Three Marketing Email Crimes to Avoid

Are your marketing emails annoying your customers and prospects?

We’ve all felt it: the visceral annoyance on opening an email — because it’s the fifth one from the same company in two days, or because it’s packed with hyperbole or an off-putting sales pitch. As it turns out, recent research has shown that this reaction is only too natural. We’re predisposed to view the tone of email more negatively than it was written.

Of course, email is an important tool for marketing your business. But it’s important to strike a balance, making sure you’re getting your message out without turning off potential buyers.

To help you achieve this delicate balance, here are three of the most off-putting email offenses — and tips to avoid them.

3 marketing email crimes to avoid

1) Imperatives

How many times a day do you receive emails, “Buy!” or, “Act fast!” in the subject line, usually followed with the anxiety-producing exclamation point? For most of us, this commanding language is irksome, and the emails end up in the trash folder.

Instead of commanding your potential buyers, try a subtle linguistic change. For example, rather than an imperative, try using the conditional: “Would you?” This way, you avoid coming across as overbearing, and you respect the right of your readers to make a decision about their actions.

2) Too many emails

It’s important to be conscientious and keep your message consistently on the minds of your target audience. But too many emails can be counterproductive, as your readers will start to tune you out or, worse, mark you as spam.

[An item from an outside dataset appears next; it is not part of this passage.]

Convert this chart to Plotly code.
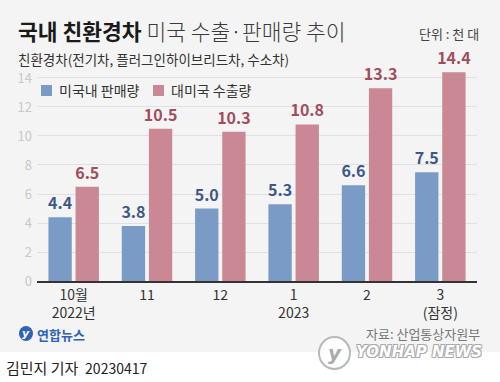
import plotly.graph_objects as go

categories = ["10월<br>2022년", "11", "12", "1<br>2023", "2", "3<br>(잠정)"]
domestic_sales = [4.4, 3.8, 5.0, 5.3, 6.6, 7.5]
us_exports = [6.5, 10.5, 10.3, 10.8, 13.3, 14.4]
y_ticks = [0, 2, 4, 6, 8, 10, 12, 14]
series_names = ["미국내 판매량", "대미국 수출량"]

FONT = "Noto Sans CJK KR"
BLUE = "#7b9bc7"
PINK = "#c98893"
BLUE_TXT = "#3d5888"
PINK_TXT = "#a24d5d"
BG = "#f4f4f4"

W, H = 500, 382
YMAX = 14.62
L, R, T, B = 37, 23, 69, 101
PH = H - T - B
PW = W - L - R


def px(xp):
    return (xp - L) / PW


def py(yp):
    return (H - B - yp) / PH


fig = go.Figure()
fig.add_trace(go.Bar(
    x=categories, y=domestic_sales, name=series_names[0],
    marker=dict(color=BLUE, line=dict(width=0)),
    text=[f"{v:.1f}" for v in domestic_sales], textposition="outside", constraintext="none",
    textfont=dict(family=FONT, size=16, color=BLUE_TXT, weight="bold"),
    cliponaxis=False, showlegend=False,
))
fig.add_trace(go.Bar(
    x=categories, y=us_exports, name=series_names[1],
    marker=dict(color=PINK, line=dict(width=0)),
    text=[f"{v:.1f}" for v in us_exports], textposition="outside", constraintext="none",
    textfont=dict(family=FONT, size=16, color=PINK_TXT, weight="bold"),
    cliponaxis=False, showlegend=False,
))

shapes = [
    # white footer strip
    dict(type="rect", xref="paper", yref="paper", x0=px(-2), x1=px(W + 2), y0=py(352), y1=py(H + 2),
         fillcolor="white", line=dict(width=0), layer="above"),
    # legend squares
    dict(type="rect", xref="paper", yref="paper", x0=px(41), x1=px(52), y0=py(96), y1=py(85),
         fillcolor=BLUE, line=dict(width=0)),
    dict(type="rect", xref="paper", yref="paper", x0=px(153), x1=px(164), y0=py(96), y1=py(85),
         fillcolor=PINK, line=dict(width=0)),
    # yonhap small logo
    dict(type="circle", xref="paper", yref="paper", x0=px(19), x1=px(33), y0=py(341), y1=py(326),
         fillcolor="#2f63b5", line=dict(width=0)),
    # watermark circle
    dict(type="circle", xref="paper", yref="paper", x0=px(319), x1=px(350), y0=py(369), y1=py(337),
         fillcolor="white", line=dict(width=2, color="#b8b8b8")),
]


def ann(text, xp, yp, xanchor, size, color, family=FONT, **kw):
    return dict(text=text, xref="paper", yref="paper", x=px(xp), y=py(yp),
                xanchor=xanchor, yanchor="middle", showarrow=False,
                font=dict(family=family, size=size, color=color, **kw))


annotations = [
    ann("<b>국내 친환경차</b> <span style='color:#3a3a3a;font-weight:300'>미국 수출·판매량 추이</span>",
        16, 31, "left", 21.5, "#1a1a1a"),
    ann("단위 : 천 대", 481, 33, "right", 13, "#444"),
    ann("친환경차(전기차, 플러그인하이브리드차, 수소차)", 16, 59, "left", 13.5, "#333"),
    ann(series_names[0], 57, 90, "left", 14, "#333"),
    ann(series_names[1], 169, 90, "left", 14, "#333"),
    ann("<i><b>y</b></i>", 26, 333.5, "center", 11, "white", family="DejaVu Sans"),
    ann("<b>연합뉴스</b>", 35, 334, "left", 13, "#2f63b5"),
    ann("자료: 산업통상자원부", 482, 333, "right", 13, "#777"),
    ann("<i><b>y</b></i>", 334.5, 353, "center", 20, "#aaa", family="DejaVu Sans"),
    ann("<b><i>YONHAP NEWS</i></b>", 354, 352, "left", 15, "white", family="DejaVu Sans",
        shadow="1px 1px 0 #aaa, -1px -1px 0 #aaa, 1px -1px 0 #aaa, -1px 1px 0 #aaa"),
    ann("김민지 기자  <span style='font-size:14px'>20230417</span>", 4, 367, "left", 15, "#222"),
]

fig.update_layout(
    width=W, height=H,
    margin=dict(l=L, r=R, t=T, b=B, pad=0),
    paper_bgcolor=BG, plot_bgcolor=BG,
    barmode="group", bargap=0.26, bargroupgap=0.14,
    shapes=shapes, annotations=annotations,
    showlegend=False,
    font=dict(family=FONT),
    xaxis=dict(
        type="category", showgrid=False, showline=True, linecolor="#333", linewidth=1.5,
        ticks="", tickfont=dict(family=FONT, size=14, color="#333"), fixedrange=True,
    ),
    yaxis=dict(
        range=[0, YMAX], tickvals=y_ticks, showgrid=True, gridcolor="#e0e0e0", gridwidth=1,
        zeroline=False, showline=False, ticks="", ticklabelstandoff=4,
        tickfont=dict(family=FONT, size=13, color="#c8c8c8"), fixedrange=True,
    ),
)

fig.write_html("out.html", config={"displayModeBar": False},
               post_script="document.body.style.margin='0';")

3) Failing to acknowledge your readers’ workload

Few things are more irksome in email correspondence than lack of consideration. Bear in mind that when your carefully crafted content pops up in your potential customer’s inbox, you’re giving them a task.

You can easily avoid potential annoyance on the part of your readers with a simple acknowledgment of their workload. For example, “I recognize that your schedule is hectic, so let me be brief…” This not only acknowledges that they are busy, but demonstrates that you respect, and will be a good steward of, their time.

The upshot is that while email is an excellent marketing tool, it’s important to always put yourself in the shoes of your readers before you press send. Make sure that your message isn’t getting overshadowed by avoiding these marketing email crimes.